Please transcribe the listing below in full and word for word, without its pictures.

┌──

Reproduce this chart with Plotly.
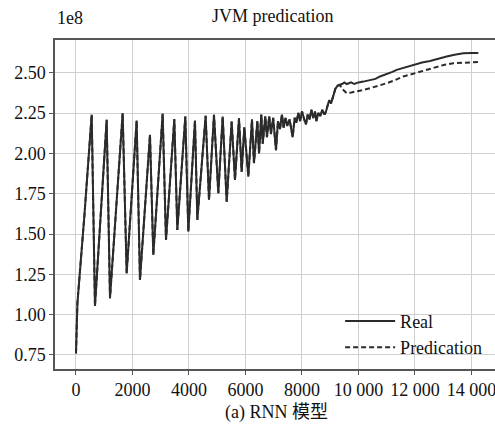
import plotly.graph_objects as go

# ---- data (values in units of 1e8) ----
real_x = [0, 50, 300, 556, 672, 1086, 1204, 1652, 1794, 2147, 2265, 2619, 2737,
          3068, 3186, 3481, 3587, 3870, 3976, 4212, 4295, 4590, 4708, 4885, 5038,
          5192, 5334, 5510, 5628, 5770, 5864, 5959, 6100, 6230, 6300, 6420, 6480,
          6560, 6610, 6700, 6760, 6840, 6900, 6980, 7080, 7150, 7220, 7290, 7350,
          7420, 7480, 7560, 7670, 7740, 7800, 7870, 7930, 8000, 8080, 8140, 8200,
          8270, 8330, 8400, 8460, 8510, 8580, 8650, 8720, 8800, 8850, 8900, 8960,
          9030, 9100, 9180, 9260, 9340, 9420, 9500, 9580, 9660, 9740, 9850, 10000,
          10171, 10400, 10600, 10761, 11000, 11200, 11351, 11650, 11941, 12250,
          12531, 12800, 13121, 13400, 13711, 14000, 14242]
real_y = [0.76, 1.07, 1.62, 2.24, 1.054, 2.208, 1.102, 2.249, 1.257, 2.203, 1.215, 2.115, 1.370,
          2.245, 1.463, 2.212, 1.525, 2.228, 1.515, 2.203, 1.588, 2.233, 1.712, 2.239, 1.753,
          2.228, 1.701, 2.197, 1.836, 2.218, 1.887, 2.162, 1.856, 2.21, 1.94, 2.20, 2.00,
          2.24, 2.06, 2.23, 2.10, 2.23, 2.12, 2.22, 2.02, 2.20, 2.15, 2.24, 2.16,
          2.22, 2.17, 2.21, 2.10, 2.22, 2.19, 2.25, 2.20, 2.26, 2.21, 2.18, 2.24,
          2.21, 2.27, 2.22, 2.26, 2.20, 2.25, 2.23, 2.27, 2.24, 2.26, 2.30, 2.33,
          2.31, 2.36, 2.40, 2.42, 2.425, 2.43, 2.44, 2.43, 2.435, 2.44, 2.43, 2.44,
          2.445, 2.455, 2.462, 2.477, 2.49, 2.505, 2.518, 2.533, 2.549, 2.563,
          2.573, 2.588, 2.601, 2.612, 2.621, 2.623, 2.622]

# predication coincides with real until ~9340, then runs below it
pred_tail_x = [9420, 9500, 9581, 9750, 9935, 10150, 10407, 10700, 10998, 11300,
               11586, 11900, 12177, 12450, 12768, 13050, 13357, 13800, 14242]
pred_tail_y = [2.40, 2.385, 2.373, 2.378, 2.383, 2.392, 2.404, 2.418, 2.435, 2.455,
               2.477, 2.492, 2.507, 2.522, 2.538, 2.550, 2.559, 2.563, 2.566]
split = real_x.index(9340)
pred_x = real_x[:split + 1] + pred_tail_x
pred_y = real_y[:split + 1] + pred_tail_y

x_ticks = [0, 2000, 4000, 6000, 8000, 10000, 12000, 14000]
x_ticktext = ["0", "2000", "4000", "6000", "8000", "10 000", "12 000", "14 000"]
y_ticks = [0.75, 1.00, 1.25, 1.50, 1.75, 2.00, 2.25, 2.50]

FONT = "Liberation Serif, Times New Roman, Noto Sans CJK SC, serif"
LC = "#2b2b2b"
TC = "#111"

fig = go.Figure()
fig.add_trace(go.Scatter(x=real_x, y=real_y, mode="lines", name="Real",
                         line=dict(color=LC, width=2)))
fig.add_trace(go.Scatter(x=pred_x, y=pred_y, mode="lines", name="Predication",
                         line=dict(color=LC, width=2, dash="5px,3px")))

fig.update_layout(
    width=495, height=432,
    margin=dict(l=55, r=0, t=40, b=63, autoexpand=False),
    paper_bgcolor="white", plot_bgcolor="white",
    font=dict(family=FONT, size=18, color=TC),
    showlegend=True,
    legend=dict(x=0.648, y=0.01, xanchor="left", yanchor="bottom",
                bgcolor="rgba(255,255,255,0)", borderwidth=0,
                font=dict(size=18, family=FONT, color=TC), itemwidth=50,
                tracegroupgap=0),
    xaxis=dict(range=[-743, 14832], tickvals=x_ticks, ticktext=x_ticktext,
               automargin=False, ticklabeloverflow="allow",
               tickfont=dict(size=18, family=FONT, color=TC),
               showgrid=True, gridcolor="#cfcfcf", gridwidth=1.2,
               showline=True, linecolor="#555", linewidth=1.5, mirror=True,
               ticks="outside", ticklen=4, tickcolor="#555", zeroline=False),
    yaxis=dict(range=[0.663, 2.703], tickvals=y_ticks, tickformat=".2f",
               automargin=False,
               tickfont=dict(size=18, family=FONT, color=TC),
               showgrid=True, gridcolor="#cfcfcf", gridwidth=1.2,
               showline=True, linecolor="#555", linewidth=1.5,
               ticks="outside", ticklen=4, tickcolor="#555", zeroline=False),
    annotations=[
        dict(text="JVM predication", xref="paper", yref="paper", x=(272 - 55) / 440,
             y=1 + 24 / 329, xanchor="center", yanchor="middle", showarrow=False,
             font=dict(size=18, family=FONT, color=TC)),
        dict(text="1e8", xref="paper", yref="paper", x=0, y=1 + 22 / 329,
             xanchor="left", yanchor="middle", showarrow=False,
             font=dict(size=18, family=FONT, color=TC)),
        dict(text="(a) RNN 模型", xref="paper", yref="paper", x=(276 - 55) / 440,
             y=-(412 - 369) / 329, xanchor="center", yanchor="middle", showarrow=False,
             font=dict(size=18, family=FONT, color=TC)),
    ],
)

fig.write_html("out.html", config={"displayModeBar": False},
               post_script="document.body.style.margin='0';document.body.style.overflow='hidden';")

└──

Result of the task:
Reproduce this chart with Plotly.
import plotly.graph_objects as go

# ---- data (values in units of 1e8) ----
real_x = [0, 50, 300, 556, 672, 1086, 1204, 1652, 1794, 2147, 2265, 2619, 2737,
          3068, 3186, 3481, 3587, 3870, 3976, 4212, 4295, 4590, 4708, 4885, 5038,
          5192, 5334, 5510, 5628, 5770, 5864, 5959, 6100, 6230, 6300, 6420, 6480,
          6560, 6610, 6700, 6760, 6840, 6900, 6980, 7080, 7150, 7220, 7290, 7350,
          7420, 7480, 7560, 7670, 7740, 7800, 7870, 7930, 8000, 8080, 8140, 8200,
          8270, 8330, 8400, 8460, 8510, 8580, 8650, 8720, 8800, 8850, 8900, 8960,
          9030, 9100, 9180, 9260, 9340, 9420, 9500, 9580, 9660, 9740, 9850, 10000,
          10171, 10400, 10600, 10761, 11000, 11200, 11351, 11650, 11941, 12250,
          12531, 12800, 13121, 13400, 13711, 14000, 14242]
real_y = [0.76, 1.07, 1.62, 2.24, 1.054, 2.208, 1.102, 2.249, 1.257, 2.203, 1.215, 2.115, 1.370,
          2.245, 1.463, 2.212, 1.525, 2.228, 1.515, 2.203, 1.588, 2.233, 1.712, 2.239, 1.753,
          2.228, 1.701, 2.197, 1.836, 2.218, 1.887, 2.162, 1.856, 2.21, 1.94, 2.20, 2.00,
          2.24, 2.06, 2.23, 2.10, 2.23, 2.12, 2.22, 2.02, 2.20, 2.15, 2.24, 2.16,
          2.22, 2.17, 2.21, 2.10, 2.22, 2.19, 2.25, 2.20, 2.26, 2.21, 2.18, 2.24,
          2.21, 2.27, 2.22, 2.26, 2.20, 2.25, 2.23, 2.27, 2.24, 2.26, 2.30, 2.33,
          2.31, 2.36, 2.40, 2.42, 2.425, 2.43, 2.44, 2.43, 2.435, 2.44, 2.43, 2.44,
          2.445, 2.455, 2.462, 2.477, 2.49, 2.505, 2.518, 2.533, 2.549, 2.563,
          2.573, 2.588, 2.601, 2.612, 2.621, 2.623, 2.622]

# predication coincides with real until ~9340, then runs below it
pred_tail_x = [9420, 9500, 9581, 9750, 9935, 10150, 10407, 10700, 10998, 11300,
               11586, 11900, 12177, 12450, 12768, 13050, 13357, 13800, 14242]
pred_tail_y = [2.40, 2.385, 2.373, 2.378, 2.383, 2.392, 2.404, 2.418, 2.435, 2.455,
               2.477, 2.492, 2.507, 2.522, 2.538, 2.550, 2.559, 2.563, 2.566]
split = real_x.index(9340)
pred_x = real_x[:split + 1] + pred_tail_x
pred_y = real_y[:split + 1] + pred_tail_y

x_ticks = [0, 2000, 4000, 6000, 8000, 10000, 12000, 14000]
x_ticktext = ["0", "2000", "4000", "6000", "8000", "10 000", "12 000", "14 000"]
y_ticks = [0.75, 1.00, 1.25, 1.50, 1.75, 2.00, 2.25, 2.50]

FONT = "Liberation Serif, Times New Roman, Noto Sans CJK SC, serif"
LC = "#2b2b2b"
TC = "#111"

fig = go.Figure()
fig.add_trace(go.Scatter(x=real_x, y=real_y, mode="lines", name="Real",
                         line=dict(color=LC, width=2)))
fig.add_trace(go.Scatter(x=pred_x, y=pred_y, mode="lines", name="Predication",
                         line=dict(color=LC, width=2, dash="5px,3px")))

fig.update_layout(
    width=495, height=432,
    margin=dict(l=55, r=0, t=40, b=63, autoexpand=False),
    paper_bgcolor="white", plot_bgcolor="white",
    font=dict(family=FONT, size=18, color=TC),
    showlegend=True,
    legend=dict(x=0.648, y=0.01, xanchor="left", yanchor="bottom",
                bgcolor="rgba(255,255,255,0)", borderwidth=0,
                font=dict(size=18, family=FONT, color=TC), itemwidth=50,
                tracegroupgap=0),
    xaxis=dict(range=[-743, 14832], tickvals=x_ticks, ticktext=x_ticktext,
               automargin=False, ticklabeloverflow="allow",
               tickfont=dict(size=18, family=FONT, color=TC),
               showgrid=True, gridcolor="#cfcfcf", gridwidth=1.2,
               showline=True, linecolor="#555", linewidth=1.5, mirror=True,
               ticks="outside", ticklen=4, tickcolor="#555", zeroline=False),
    yaxis=dict(range=[0.663, 2.703], tickvals=y_ticks, tickformat=".2f",
               automargin=False,
               tickfont=dict(size=18, family=FONT, color=TC),
               showgrid=True, gridcolor="#cfcfcf", gridwidth=1.2,
               showline=True, linecolor="#555", linewidth=1.5,
               ticks="outside", ticklen=4, tickcolor="#555", zeroline=False),
    annotations=[
        dict(text="JVM predication", xref="paper", yref="paper", x=(272 - 55) / 440,
             y=1 + 24 / 329, xanchor="center", yanchor="middle", showarrow=False,
             font=dict(size=18, family=FONT, color=TC)),
        dict(text="1e8", xref="paper", yref="paper", x=0, y=1 + 22 / 329,
             xanchor="left", yanchor="middle", showarrow=False,
             font=dict(size=18, family=FONT, color=TC)),
        dict(text="(a) RNN 模型", xref="paper", yref="paper", x=(276 - 55) / 440,
             y=-(412 - 369) / 329, xanchor="center", yanchor="middle", showarrow=False,
             font=dict(size=18, family=FONT, color=TC)),
    ],
)

fig.write_html("out.html", config={"displayModeBar": False},
               post_script="document.body.style.margin='0';document.body.style.overflow='hidden';")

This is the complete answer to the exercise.